A politização na Saúde

A minha mãe, infelizmente, já faleceu. Vítima de cancro. Felizmente para ela, tristemente para a família, daqueles que mal se dão para se perceber que o tinha, já que entre a confirmação da doença e o seu falecimento espaçaram dois meses, tal e qual a médica que a acompanha tinha vaticinado.

Nos dois meses e poucos dias de tratamento, tive oportunidade de a acompanhar nos tratamentos. Assisti à forma humana e eficiente como era tratada, ao profissionalismo de todos os médicos, enfermeiros e demais funcionários. Do primeiro momento ao seu último suspiro nada tenho a apontar de negativo, pelo contrário só tenho elogios a afirmar e agradecimentos a prestar.

Não lhe faltou qualquer medicamento, mas, durante os dois meses, deparei-me com um outro utente com falta de medicamento mais específico.

E eram eles próprios a me explicar que o hospital já tinha solicitado com antecedência o medicamento, quando até ainda os havia na farmácia hospitalar, mas que se tratavam de medicamentos muito raros e com muita procura, pelo que não era fácil obtê-los atempadamente. Ainda por cima para uma ilha, onde havia sempre o problema dos transportes.

Diziam-me também que não ficavam sem medicamentos. Eram-lhes dados outros, enquanto o desejado não chegava. Não ficavam sem tratamento.

Mas, logicamente, para quem sofre de um cancro e depende dos medicamentos para conseguir uma desejada cura, basta um dia para se uma eternidade. Basta um constrangimento em torno de um medicamento para ser um “balde água fria”.

Compreendo, pois, a mágoa e a aflição de quem espera pelo medicamento. Aceito plenamente a frustração e a desilusão da família.

Mas, já não aceito nem posso entender a politização do tema.

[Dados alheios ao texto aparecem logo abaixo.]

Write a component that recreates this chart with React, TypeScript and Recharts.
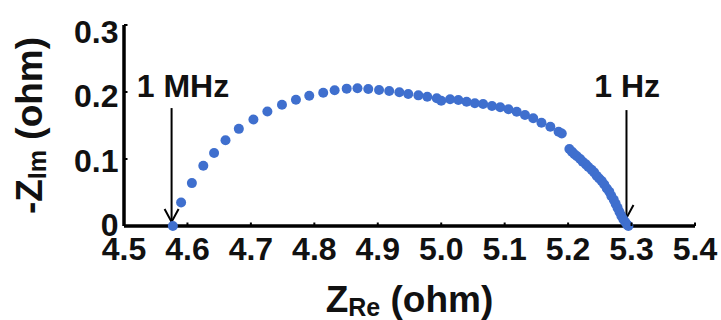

Porque temos de ser sérios: basta folhear os jornais norte-americanos, onde grande parte dos laboratórios têm as suas sedes, para perceber que também há ali constrangimentos, que há atrasos na entrega de certos fármacos.

E quem diz nos EUA pode falar também no Reino Unido, na Alemanha ou na França ou até nos países escandinavos. Porque, com as guerras em curso, muitos dos produtos usados nos fármacos estão a ser desviados para a guerra, indústria que, como se sabe, paga muito melhor.

Não bastava estas dificuldades por parte dos fornecedores, há a juntar os problemas com os transportes para um ilha e orçamentos aprovados tardiamente. Algo que, infelizmente, volta a acontecer. E uma gestão por duodécimos, que obriga a que não se possa investir mais do que no ano anterior, também traz graves transtornos.

Porque os medicamentos estão sempre a aumentar, há sempre medicamentos mais inovadores, mas também muito mais caros. Logo é cada vez mais preciso dinheiro para os medicamentos.

Saber de tudo isto e querer fazer política é feio, muito feio mesmo. Com a saúde não se brinca, sempre ouvi dizer. Com as dos outros também não.

Temos de ser sérios nestas questões.

Não podemos esquecer que em 2024 o Governo Regional gastou mais de 150 milhões de euros em medicamentos! Só para a área oncológica foram 30 milhões. Em 2023, só para se ter uma noção, tinha gasto 22 milhões (menos oito milhões) e em 2015 tinha gasto apenas seis milhões. Mais 24 milhões em nove anos! E para 2025 vai gastar ainda mais!

Não podemos também esquecer que existem 2.640 utentes oncológicos na Região e que o SESARAM realiza diariamente, a dispensa de medicamentos a cerca de 150 utentes. Podem-me, e com razão, dizer que basta faltar medicamento a um doente para ser grave, sobretudo para o próprio e para a sua família. Sim, é verdade. Não se pode é, como a Oposição infelizmente o fez, generalizar e dizer que faltam medicamentos para o cancro.

Não! Faltou um medicamento, que é utilizado por seis utentes. Falhas devidamente explicadas. Não podemos também esquecer que o medicamento ‘ENCORIFENIB’ é um dos 2900 produtos farmacêuticos do Formulário Hospitalar de Medicamentos. Sim, um de 2900. E todos os dias o Hospital tem de assegurar, gerir e garantir a medicação a centenas de pessoas.

Não, não é arranjar desculpas. É ver a verdade, sem aproveitamento político, compreendendo os doentes, mas também tendo a certeza de quem está no SESARAM dá o melhor de si, todos os dias, para que o medicamento não falte.

Quando se critica temos de ser sérios. Ser construtivos, avançar com possíveis soluções. Dizer que está mal é fácil. O difícil é entender porquê.

Os madeirenses dispensam maldades e aproveitamentos políticos. Sobretudo quando se tratam de assuntos sérios. E a nossa saúde é um caso muito sério!